23 de agosto de 2025
Economia

Bolsa Família faz 1 em cada 2 famílias deixar força de trabalho, diz estudo

Imagem reprodução
Pesquisa mostra que, a cada duas famílias beneficiadas, uma deixa a força de trabalho; impacto é maior entre homens jovens do Norte e Nordeste

Um estudo do FGV Ibre (Instituto Brasileiro de Economia da Fundação Getulio Vargas) revela que a ampliação do valor médio do Bolsa Família para cerca de R$ 670, em 2023, teve um impacto significativo na participação de seus beneficiários no mercado de trabalho. A pesquisa, conduzida pelo economista Daniel Duque, indica que, em média, a cada duas famílias que passaram a receber o benefício, uma deixou a força de trabalho.

O estudo comparou o grupo elegível para receber o programa com aquele que não tem direito ao auxílio. Entre os potencialmente beneficiados, a taxa de participação no mercado de trabalho registrou uma queda de 11%. As chances de estar ocupado e de ter um emprego formal caíram 12% e 13%, respectivamente, com o efeito sendo mais concentrado em homens jovens, com idade entre 14 e 30 anos, particularly nas regiões Norte e Nordeste do país.

De acordo com Daniel Duque, a lógica por trás do fenômeno é econômica. “Evitar um emprego formal que potencialmente torne a família inelegível ao Bolsa Família é uma preocupação geral”, explicou o pesquisador à CNN. Ele destacou que, mesmo com as regras de desligamento gradual do programa (que preveem a perda do benefício de forma progressiva e não imediata), “a percepção de risco sobre a renda segura do Bolsa Família pesa mais em muitos casos do que o apego à renda de um trabalho formal”.

Impactos de Longo Prazo e Perda de Capital Humano

Duque alerta para as consequências de longo prazo dessa decisão de postergar a entrada no mercado de trabalho. “O primeiro emprego dos jovens é uma das experiências mais importantes para a trajetória de renda ao longo da vida”, afirmou. O adiamento reduz o aprendizado de habilidades socioemocionais, disciplina e experiência prática, impactando negativamente a formação do capital humano.
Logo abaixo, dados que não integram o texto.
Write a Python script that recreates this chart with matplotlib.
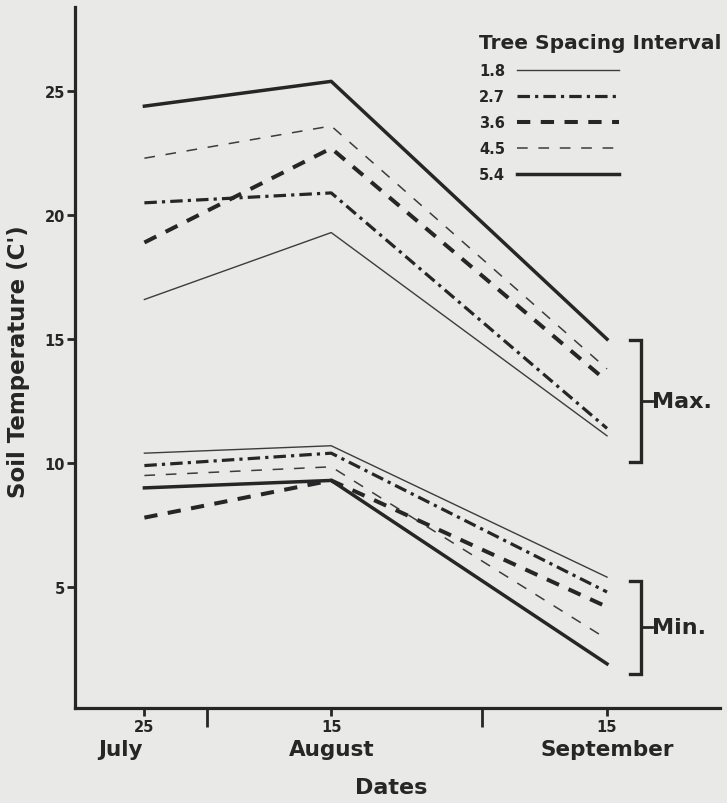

O economista citou evidências internacionais que mostram que atrasar a entrada em um emprego formal pode reduzir a produtividade e os salários futuros. “Temos evidências de que adiar um ano o primeiro emprego formal tem impacto quase tão alto quanto perder um ano de escolaridade. No longo prazo, isso pode reduzir a renda em cerca de 10%”, detalhou.

Benefício Equipara Salários em Regiões mais Pobres

A razão para o impacto mais acentuado nas regiões Norte e Nordeste, segundo Duque, está no valor do benefício em relação aos salários locais. “A decisão de trabalhar ou não depende do quanto se pode ganhar no mercado e fora dele. O ‘ticket’ do programa aumentou bastante, especialmente nos lugares onde os salários são mais baixos, como nessas regiões. Lá, o benefício quase iguala a remuneração de mercado. São esses jovens que mais saem do trabalho formal”, explicou.

Propostas para Mitigar o Efeito

Como solução, o pesquisador da FGV sugere uma revisão no desenho do programa. Reduzir os valores para alguns públicos poderia evitar que um “jovem sem perspectiva de estudo não evite o mercado de trabalho”. Os recursos economizados, segundo ele, “poderiam reforçar transferências para mães com filhos pequenos ou jovens que apenas deixaram a escola por necessidade de complementar a renda”.

A principal proposta de Duque é integrar o Bolsa Família a políticas públicas de educação e qualificação profissional. “Não vejo por que não usar o Bolsa Família para garantir alguma renda para o estudante continuar sua etapa de ensino, inclusive no técnico. A integração com políticas ativas de emprego e qualificação pode reduzir os efeitos adversos sobre o mercado de trabalho”, defendeu. Ele citou como exemplo a expansão de programas como o Pé-de-Meia, que incentiva a conclusão do ensino médio e o acesso ao nível superior.

A pesquisa conclui que, embora a rede de proteção social seja fundamental, é preciso equilibrar o apoio à renda imediata com incentivos que não comprometam a inserção produtiva e a construção de carreira das novas gerações.